代替テキストというところがミソで、おそらくは画像を表示している時に「代替」テキストも同時に表示するのはおかしい、という解釈かと思われます。実際 Netscape 6 以降でも、「画像を表示しない」設定にしていると、その画像のかわりに alt 属性の属性値が表示されるようになります。

それではNetscape 6 では今までのようなポップアップ表示ができないかというとそのようなことはなく、前述の title 属性を指定していればその属性値が( IE や 旧 Netscape などの alt 属性のように)表示されます。

要は img 要素の alt 属性には画像が表示されない時のためのテキストを、そして画像そのものの説明文には title 属性を使うべきという理屈なんでしょう。ただこのあたりの解釈についてはまた変わる可能性もあるかもしれません。

それはともかく画像の説明文で、「初めて(ソフト名)を使って描きました」とか、「ちょっと失敗してしまいました」なんてツッコミ的文章は、(画像が表示されていないと意味が通じないので)本来なら alt 属性ではなく title 属性に記述するのが妥当なのかもしれません。で、alt 属性のほうには何の画像であるかの説明(例えばキャラクターの名前)を入れると。

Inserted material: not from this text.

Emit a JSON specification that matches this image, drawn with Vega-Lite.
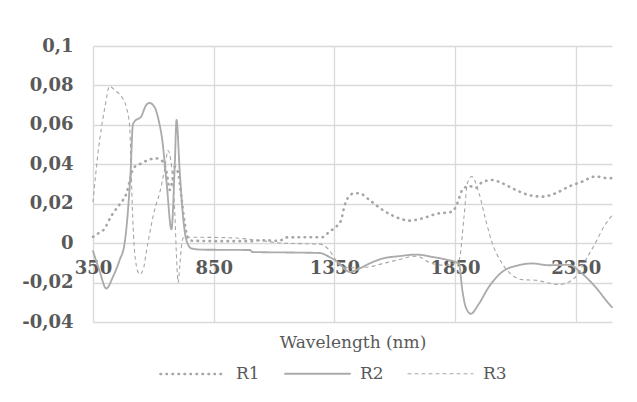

ちなみに HTML 4.01 では、 img 要素の alt 属性それ自体は必須です。しかし、だからといってなんでもかんでも説明を入れればいいのではなく、単なる飾りなど装飾以上の意味の持たない画像の場合は、 alt="" のような指定も認められます。これはつまり、代替文字列が存在しない(あるいは必要ない)ことを明示的に示している点に意義があるわけです。